Era él, que discutía acaloradamente con alguien por teléfono en una de las habitaciones, probablemente un despacho o una biblioteca.

Moon se detuvo frente a la puerta, dándose la vuelta y quedándose medio parada y medio zombi a un costado, mientras los fragmentos de la conversación le llegaban. Y de alguna extraña manera estaba convencida de que ahora ella tenía derecho a escuchar todas sus conversaciones.

—Puedes estar rezongando hasta el fin de los tiempos, Adriano —gruñía él—. Las decisiones de mi casa son solo mías—. Hubo una pausa, y luego Renzo continuó, más bajo pero aún irritado—. Si te preocupa tanto, ven y habla conmigo en persona. Pero hasta entonces, me ocupo de lo que es mío. Y te aseguro que puedo manejarlo.

Ella no lo sabía, pero alguien por supuesto había puesto a Adriano al corriente de la situación y él estaba intentando asegurarse de que el menor de los Viscontti no se hubiera vuelto loco por completo.

Renzo echó el teléfono sobre el escritorio con fastidio y se quedó de pie en medio de la habitación, sintiendo aquel cosquilleo extraño, como si un sexto sentido le avisara, y se dirigió a la puerta, abriéndola de golpe para ver a Moon parada allí, con los ojos cansados y el rostro inexpresivo.

—Entra —ordenó él sin una gota de emoción y ella lo siguió obedientemente hasta el interior de la biblioteca, donde una mesa estaba servida con un desayuno completo. El olor a café, pan recién hecho y huevos llenaba el aire, pero Moon ni siquiera parecía notarlo.

Era extraño, pero no tenía hambre, como si supiera que nada podría pasar por su garganta.
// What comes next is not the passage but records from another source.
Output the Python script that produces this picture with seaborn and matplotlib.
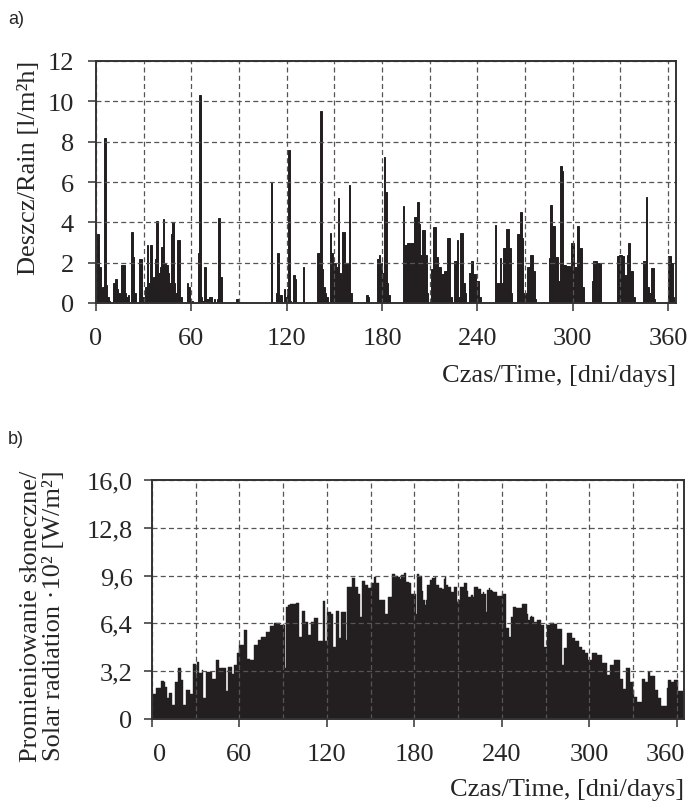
import numpy as np
import pandas as pd
import matplotlib
matplotlib.use("Agg")
import matplotlib.pyplot as plt
import seaborn as sns
from matplotlib.transforms import ScaledTranslation

# ---------------- data ----------------
rain = [
    3.4, 3.4, 1.8, 0.7, 0.8, 8.2, 0.9, 0.3, 0.1, 0.0,
    0.0, 1.0, 1.2, 0.7, 0.5, 0.4, 1.9, 1.9, 0.5, 0.3,
    0.4, 0.0, 3.5, 2.3, 0.5, 0.0, 0.0, 2.2, 2.2, 0.3,
    0.0, 0.8, 2.9, 1.0, 2.9, 1.2, 1.3, 2.2, 4.05, 1.5,
    1.8, 2.8, 4.15, 2.0, 1.9, 1.5, 1.0, 3.4, 4.0, 1.0,
    0.5, 3.1, 3.1, 0.3, 0.0, 0.0, 0.0, 1.0, 0.8, 0.2,
    0.1, 0.0, 0.0, 0.0, 2.5, 10.3, 0.3, 0.1, 1.8, 0.2,
    0.2, 0.3, 0.3, 0.0, 0.2, 0.0, 0.2, 4.2, 1.3, 0.0,
    0.0, 0.0, 0.0, 0.0, 0.0, 0.0, 0.0, 0.0, 0.2, 0.2,
    0.0, 0.0, 0.0, 0.0, 0.0, 0.0, 0.0, 0.0, 0.0, 0.0,
    0.0, 0.0, 0.0, 0.0, 0.0, 0.0, 0.0, 0.0, 0.0, 0.0,
    6.0, 0.0, 0.0, 0.5, 2.5, 0.4, 0.4, 0.0, 0.7, 0.3,
    0.7, 7.6, 0.1, 0.0, 1.4, 1.2, 0.0, 0.0, 0.0, 0.0,
    1.8, 0.0, 0.0, 0.0, 0.0, 0.0, 0.0, 0.0, 0.0, 2.5,
    2.5, 9.5, 1.7, 0.8, 0.5, 0.3, 0.0, 3.45, 2.5, 1.8,
    2.0, 1.8, 5.2, 1.5, 1.2, 3.5, 3.5, 2.0, 2.0, 5.85,
    0.5, 0.0, 0.0, 0.0, 0.0, 0.0, 0.0, 0.0, 0.0, 0.0,
    0.4, 0.3, 0.0, 0.0, 0.0, 0.0, 0.0, 2.2, 2.4, 2.0,
    1.5, 7.25, 5.5, 1.0, 0.4, 0.0, 0.0, 0.0, 0.0, 0.0,
    0.0, 0.0, 0.0, 4.8, 2.9, 2.9, 3.0, 3.0, 3.0, 3.0,
    4.25, 4.25, 5.0, 3.9, 2.4, 3.6, 3.6, 2.4, 0.5, 0.0,
    0.0, 1.7, 3.75, 3.75, 2.3, 1.8, 1.8, 1.45, 1.45, 1.6,
    1.6, 3.2, 3.2, 0.3, 0.0, 2.1, 2.1, 3.1, 0.3, 3.45,
    3.45, 1.0, 0.5, 0.0, 0.0, 1.5, 2.1, 1.45, 1.45, 1.1,
    1.1, 0.3, 0.0, 0.0, 0.0, 0.0, 0.0, 0.0, 0.0, 0.0,
    0.0, 3.85, 1.0, 1.0, 2.25, 1.0, 2.75, 2.75, 3.65, 3.65,
    2.75, 0.5, 0.0, 0.0, 0.0, 3.4, 3.4, 4.5, 3.2, 0.5,
    0.5, 1.8, 1.8, 2.4, 2.4, 1.6, 0.2, 0.0, 0.0, 0.0,
    0.0, 0.0, 0.0, 0.0, 0.0, 2.25, 4.85, 3.8, 3.8, 2.3,
    2.3, 1.1, 6.8, 6.55, 1.9, 1.9, 1.85, 1.85, 1.75, 3.0,
    3.0, 1.8, 1.8, 3.8, 2.75, 2.75, 0.8, 0.0, 0.0, 0.0,
    0.0, 0.0, 1.1, 2.1, 2.1, 0.5, 2.0, 2.0, 0.0, 0.0,
    0.0, 0.0, 0.0, 0.0, 0.0, 0.0, 0.0, 0.0, 2.35, 2.4,
    2.4, 2.35, 1.4, 1.4, 2.4, 3.0, 1.6, 1.6, 0.3, 0.0,
    0.0, 0.0, 0.0, 0.0, 2.1, 2.1, 5.25, 0.8, 0.5, 1.75,
    1.75, 0.2, 0.0, 0.0, 0.0, 0.0, 0.0, 0.0, 0.0, 0.0,
    2.35, 2.35, 2.0, 0.3, 0.0,
]

solar = [
    1.7, 1.7, 1.7, 2.05, 2.05, 2.05, 2.55, 2.55, 2.5, 2.15,
    1.4, 1.4, 1.75, 1.75, 0.95, 0.95, 2.5, 2.5, 3.4, 3.4,
    2.6, 0.95, 0.95, 1.95, 1.95, 1.95, 1.7, 1.7, 3.7, 3.7,
    2.85, 3.8, 3.05, 3.05, 3.3, 1.4, 1.4, 3.15, 3.15, 3.15,
    3.15, 2.7, 2.7, 2.7, 3.95, 3.95, 3.4, 3.4, 3.4, 3.4,
    3.4, 1.85, 3.45, 3.45, 3.45, 3.0, 3.6, 3.6, 4.4, 4.4,
    4.95, 4.95, 4.95, 5.95, 5.95, 4.05, 4.05, 3.95, 3.95, 3.95,
    4.95, 4.95, 4.95, 5.3, 5.3, 5.5, 5.5, 5.5, 5.85, 5.85,
    5.85, 6.2, 6.2, 6.2, 6.4, 6.4, 6.4, 6.4, 6.3, 6.3,
    6.3, 3.4, 7.5, 7.6, 7.6, 7.7, 7.7, 7.7, 7.7, 7.75,
    7.75, 5.5, 5.5, 7.2, 7.2, 6.5, 6.5, 5.6, 5.6, 6.5,
    6.5, 6.75, 6.75, 6.75, 5.2, 5.2, 5.2, 7.9, 7.9, 5.2,
    7.15, 7.15, 7.15, 7.0, 4.85, 4.85, 7.25, 7.25, 5.4, 5.4,
    7.15, 7.15, 7.15, 5.3, 8.85, 8.85, 8.85, 9.45, 9.45, 8.85,
    8.85, 8.4, 8.4, 6.85, 9.25, 9.25, 9.0, 9.0, 8.75, 8.75,
    9.1, 9.1, 9.5, 9.5, 9.1, 9.1, 8.0, 8.0, 8.0, 8.0,
    7.0, 7.0, 8.2, 8.2, 8.2, 9.7, 9.7, 9.6, 9.6, 9.5,
    9.4, 9.65, 9.65, 9.75, 9.2, 9.2, 9.1, 9.1, 8.4, 8.4,
    8.4, 7.0, 9.7, 9.6, 9.6, 8.6, 8.0, 7.6, 8.0, 9.0,
    9.0, 9.3, 9.45, 9.45, 9.5, 9.0, 9.0, 8.75, 8.75, 8.7,
    9.4, 9.5, 9.0, 8.85, 8.85, 8.5, 8.5, 8.85, 8.85, 7.85,
    8.0, 8.85, 8.85, 8.85, 9.1, 9.1, 8.6, 8.2, 8.2, 8.3,
    8.2, 8.85, 8.85, 8.85, 8.7, 8.7, 8.35, 8.5, 8.35, 7.15,
    8.65, 8.75, 8.65, 8.6, 8.5, 8.5, 8.5, 8.25, 8.25, 8.25,
    8.35, 8.35, 8.35, 6.1, 6.1, 5.5, 6.8, 6.8, 7.5, 7.5,
    7.4, 7.4, 7.4, 7.4, 7.7, 7.7, 7.7, 7.0, 6.65, 6.85,
    6.9, 6.85, 6.5, 6.5, 6.6, 6.6, 6.6, 6.3, 6.3, 4.8,
    4.8, 6.3, 6.3, 6.45, 6.45, 6.45, 6.35, 6.35, 6.05, 6.05,
    6.05, 3.6, 3.6, 4.75, 4.75, 5.75, 5.75, 5.75, 5.4, 5.4,
    5.2, 5.2, 5.2, 4.85, 4.85, 4.6, 4.6, 4.4, 4.4, 3.95,
    3.95, 3.95, 4.4, 4.4, 4.4, 4.3, 4.3, 4.3, 4.3, 3.75,
    3.75, 3.75, 2.95, 2.95, 3.6, 3.6, 3.6, 3.95, 3.95, 3.95,
    3.95, 2.7, 2.7, 2.0, 2.0, 3.4, 3.4, 3.4, 2.5, 2.5,
    1.95, 1.5, 1.5, 1.15, 1.15, 1.15, 2.7, 2.7, 2.5, 2.5,
    3.15, 3.15, 2.85, 2.85, 2.85, 1.95, 1.95, 1.4, 1.4, 0.9,
    0.9, 0.9, 0.9, 2.05, 2.6, 2.6, 2.5, 2.5, 2.6, 2.6,
    2.6, 1.85, 1.85, 1.85, 1.85,
]

x_ticks = [0, 60, 120, 180, 240, 300, 360]
x_grid = [30, 90, 150, 210, 270, 330]
rain_ticks = [0, 2, 4, 6, 8, 10, 12]
solar_ticks = [0, 3.2, 6.4, 9.6, 12.8, 16.0]
solar_tick_labels = ["0", "3,2", "6,4", "9,6", "12,8", "16,0"]

rain_ylabel = "Deszcz/Rain [l/m\u00b2h]"
solar_ylabel = "Promieniowanie s\u0142oneczne/\nSolar radiation \u00b710\u00b2 [W/m\u00b2]"
time_xlabel = "Czas/Time, [dni/days]"

# ---------------- style ----------------
sns.set_style("ticks")
plt.rcParams["font.family"] = ["Liberation Serif", "DejaVu Serif"]

BAR = "#231f20"
AX = "#333333"
GRID = "#555555"
FS = 19

fig = plt.figure(figsize=(6.9, 8.03), dpi=100)
ax1 = fig.add_axes([96 / 690, 1 - 304 / 803, 580 / 690, 242 / 803])
ax2 = fig.add_axes([152 / 690, 1 - 720 / 803, 532 / 690, 239 / 803])

n = len(rain)
df = pd.DataFrame({"day": np.arange(n), "rain": rain, "solar": solar[:n]})


def style_axes(ax, ylim, yticks, ylabels, ypad):
    ax.set_xlim(0, 365)
    ax.set_ylim(*ylim)
    ax.set_xticks(x_ticks)
    ax.set_xticks(x_grid, minor=True)
    ax.set_yticks(yticks)
    if ylabels is not None:
        ax.set_yticklabels(ylabels)
    ax.set_axisbelow(False)
    ax.grid(True, which="both", axis="x", color=GRID, lw=0.9, ls=(0, (4, 2.6)))
    ax.grid(True, which="major", axis="y", color=GRID, lw=0.9, ls=(0, (4, 2.6)))
    ax.tick_params(axis="both", which="major", labelsize=FS, length=6, width=1.1,
                   color=AX, direction="out", bottom=True, left=True,
                   top=False, right=False)
    ax.tick_params(axis="x", which="major", pad=11)
    ax.tick_params(axis="y", which="major", pad=ypad)
    ax.tick_params(which="minor", length=0, bottom=False, left=False)
    for s in ax.spines.values():
        s.set_color(AX)
        s.set_linewidth(1.4)
        s.set_zorder(5)


sns.histplot(data=df, x="day", weights="rain", bins=365, binrange=(0, 365),
             color=BAR, alpha=1, edgecolor=BAR, linewidth=0.7, ax=ax1)
sns.histplot(data=df, x="day", weights="solar", bins=365, binrange=(0, 365),
             color=BAR, alpha=1, edgecolor=BAR, linewidth=0.3, ax=ax2)

style_axes(ax1, (0, 12), rain_ticks, None, 10)
style_axes(ax2, (0, 16), solar_ticks, solar_tick_labels, 8)

ax1.set_ylabel(rain_ylabel, fontsize=FS, va="center", ha="center")
ax1.yaxis.set_label_coords(-0.1155, 0.562)
ax1.set_xlabel(time_xlabel, fontsize=FS, ha="right", va="center")
ax1.xaxis.set_label_coords(1.0, -0.2975)

ax2.set_ylabel(solar_ylabel, fontsize=FS, va="center", ha="center", linespacing=1.1)
ax2.yaxis.set_label_coords(-0.206, 0.435)
ax2.set_xlabel(time_xlabel, fontsize=FS, ha="right", va="center")
ax2.xaxis.set_label_coords(1.0, -0.293)

# in the original the outer labels of the lower time axis sit slightly inwards
ticks2 = ax2.xaxis.get_major_ticks()
t0 = ticks2[0]
t0.label1.set_transform(t0.label1.get_transform() + ScaledTranslation(0.08, 0, fig.dpi_scale_trans))
tl = ticks2[-1]
tl.label1.set_transform(tl.label1.get_transform() + ScaledTranslation(-0.11, 0, fig.dpi_scale_trans))

fig.text(8 / 690, 1 - 20 / 803, "a)", family=["Liberation Sans", "DejaVu Sans"],
         fontsize=13, ha="left", va="center")
fig.text(8 / 690, 1 - 440 / 803, "b)", family=["Liberation Sans", "DejaVu Sans"],
         fontsize=13, ha="left", va="center")

fig.savefig("out.png", dpi=100)
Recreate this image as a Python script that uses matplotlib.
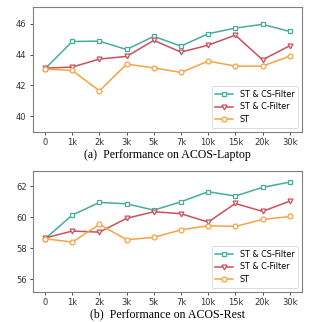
import matplotlib
matplotlib.use("Agg")
import matplotlib.pyplot as plt

# x-axis categories (amount of extra data)
sizes = ['0', '1k', '2k', '3k', '5k', '7k', '10k', '15k', '20k', '30k']

# (a) ACOS-Laptop
laptop_cs = [43.08, 44.85, 44.87, 44.33, 45.18, 44.55, 45.35, 45.72, 45.96, 45.50]
laptop_c = [43.12, 43.19, 43.71, 43.88, 44.92, 44.16, 44.61, 45.26, 43.66, 44.57]
laptop_st = [43.06, 42.97, 41.65, 43.38, 43.14, 42.84, 43.58, 43.25, 43.25, 43.90]

# (b) ACOS-Rest
rest_cs = [58.62, 60.15, 60.97, 60.88, 60.47, 61.01, 61.66, 61.38, 61.94, 62.28]
rest_c = [58.67, 59.12, 59.05, 59.94, 60.37, 60.24, 59.70, 60.90, 60.39, 61.05]
rest_st = [58.62, 58.41, 59.55, 58.56, 58.71, 59.20, 59.46, 59.42, 59.87, 60.06]

labels = ['ST & CS-Filter', 'ST & C-Filter', 'ST']
colors = ['#45ad9b', '#c9505c', '#f8a244']
markers = ['s', 'v', 'o']

fig = plt.figure(figsize=(3.25, 3.22), dpi=100)
ax1 = fig.add_axes([0.101, 0.591, 0.828, 0.388])
ax2 = fig.add_axes([0.101, 0.094, 0.828, 0.375])


def draw(ax, series, ylim, yticks, caption):
    x = range(len(sizes))
    for ys, lab, c, m in zip(series, labels, colors, markers):
        ax.plot(x, ys, color=c, marker=m, markersize=3.5, markerfacecolor='white',
                markeredgecolor=c, markeredgewidth=0.9, linewidth=1.1, label=lab)
    ax.set_xticks(list(x))
    ax.set_xticklabels(sizes)
    ax.set_ylim(*ylim)
    ax.set_yticks(yticks)
    ax.tick_params(labelsize=6, colors='#333333', length=2.5, width=0.6, pad=2)
    for sp in ax.spines.values():
        sp.set_color('#808080')
        sp.set_linewidth(0.8)
    leg = ax.legend(loc='lower right', fontsize=5.8, handlelength=2.2,
                    borderpad=0.45, labelspacing=0.45, fancybox=True)
    leg.get_frame().set_linewidth(0.6)
    ax.text(0.5, -0.19, caption, transform=ax.transAxes, ha='center', va='center',
            fontsize=8.6, family='Liberation Serif')


draw(ax1, [laptop_cs, laptop_c, laptop_st], (39.0, 47.1), [40, 42, 44, 46],
     '(a)  Performance on ACOS-Laptop')
draw(ax2, [rest_cs, rest_c, rest_st], (55.2, 63.0), [56, 58, 60, 62],
     '(b)  Performance on ACOS-Rest')

fig.savefig('out.png', dpi=100)
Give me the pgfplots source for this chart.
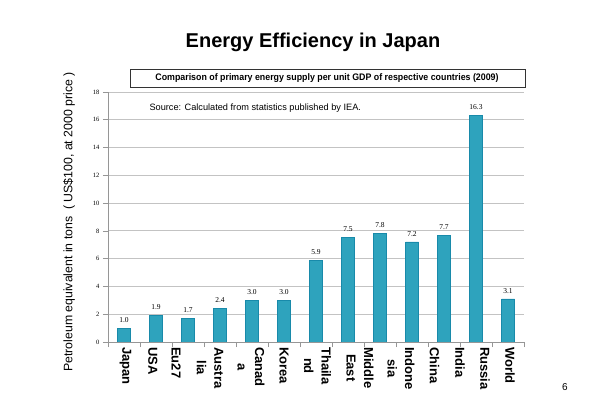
\documentclass[border=0pt]{standalone}
\usepackage{fontspec}
\setmainfont{Liberation Sans}
\newfontfamily\numfont{Liberation Serif}
\usepackage{graphicx}
\usepackage{pgfplots}
\pgfplotsset{compat=1.18}
\definecolor{barfill}{RGB}{46,163,189}
\definecolor{baredge}{RGB}{24,138,170}
\definecolor{gridgray}{RGB}{195,195,195}
\definecolor{axgray}{RGB}{150,150,150}
\begin{document}
\begin{tikzpicture}
\useasboundingbox (-108pt,-73pt) rectangle (492pt,342pt);
\begin{axis}[
  at={(0pt,0pt)}, anchor=south west,
  scale only axis, width=416pt, height=250pt,
  xmin=-0.5, xmax=12.5, ymin=0, ymax=18,
  axis x line*=bottom, axis y line*=left,
  axis line style={draw=axgray, line width=0.6pt},
  ymajorgrids, grid style={draw=gridgray, line width=0.8pt},
  ytick={0,2,...,18},
  minor ytick={0,2,...,18},
  minor xtick={-0.5,0.5,...,12.5},
  xtick={0.05,0.90,1.625,2.69,3.97,5.0,6.05,7.375,8.66,9.70,10.5,11.28,12.06},
  xticklabels={Japan,USA,Eu27,{Austra\\lia},{Canad\\a},Korea,{Thaila\\nd},{Middle\\East},{Indone\\sia},China,India,Russia,World},
  major tick length=0pt, minor tick length=5pt, tick align=outside,
  minor tick style={draw=axgray, line width=0.6pt},
  /pgf/number format/assume math mode=true,
  yticklabel style={font=\numfont\fontsize{6.5}{7}\selectfont, xshift=-5pt},
  xticklabel style={font=\bfseries\fontsize{13}{17.5}\selectfont, rotate=-90, anchor=west, align=center, inner sep=2pt, xshift=3pt},
  nodes near coords={\pgfmathprintnumber[fixed,fixed zerofill,precision=1,assume math mode=true]{\pgfplotspointmeta}},
  nodes near coords style={font=\numfont\fontsize{7.5}{8}\selectfont, yshift=2pt},
]
\addplot[ybar, bar width=13pt, fill=barfill, draw=baredge, line width=0.8pt] coordinates {
  (0,1.0) (1,1.9) (2,1.7) (3,2.4) (4,3.0) (5,3.0) (6,5.9)
  (7,7.5) (8,7.8) (9,7.2) (10,7.7) (11,16.3) (12,3.1)
};
\end{axis}
\node[font=\bfseries\fontsize{20}{24}\selectfont, anchor=base] at (205pt,294pt) {Energy Efficiency in Japan};
\draw[line width=0.8pt, draw=black!80] (22pt,255pt) rectangle (417pt,273pt);
\node[anchor=base, font=\bfseries\fontsize{9.5}{11}\selectfont] at (219pt,261pt) {\scalebox{0.93}[1]{Comparison of primary energy supply per unit GDP of respective countries (2009)}};
\node[anchor=base west, font=\fontsize{9.2}{11}\selectfont] at (38pt,231pt) {Source: Calculated from statistics published by IEA.};
\node[rotate=90, font=\fontsize{12.3}{14}\selectfont] at (-39pt,120pt) {Petroleum equivalent in tons \ ( US\$100, at 2000 price )};
\node[font=\fontsize{10}{12}\selectfont] at (457pt,-45pt) {6};
\end{tikzpicture}
\end{document}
Así que estaba allí, de pie, esperando instrucciones mientras el italiano la evaluaba con la mirada, intentando descubrir cómo demonios se mantenía en pie.

—Tu primera orden de esta semana es simple —dijo con voz firme pero sin brusquedad—. Come.

Moon lo miró confundida por un instante.

—Si quieres servirme —continuó Renzo—, primero tienes que servir para algo. Así que empieza por comer, comer y dormir. Ahora.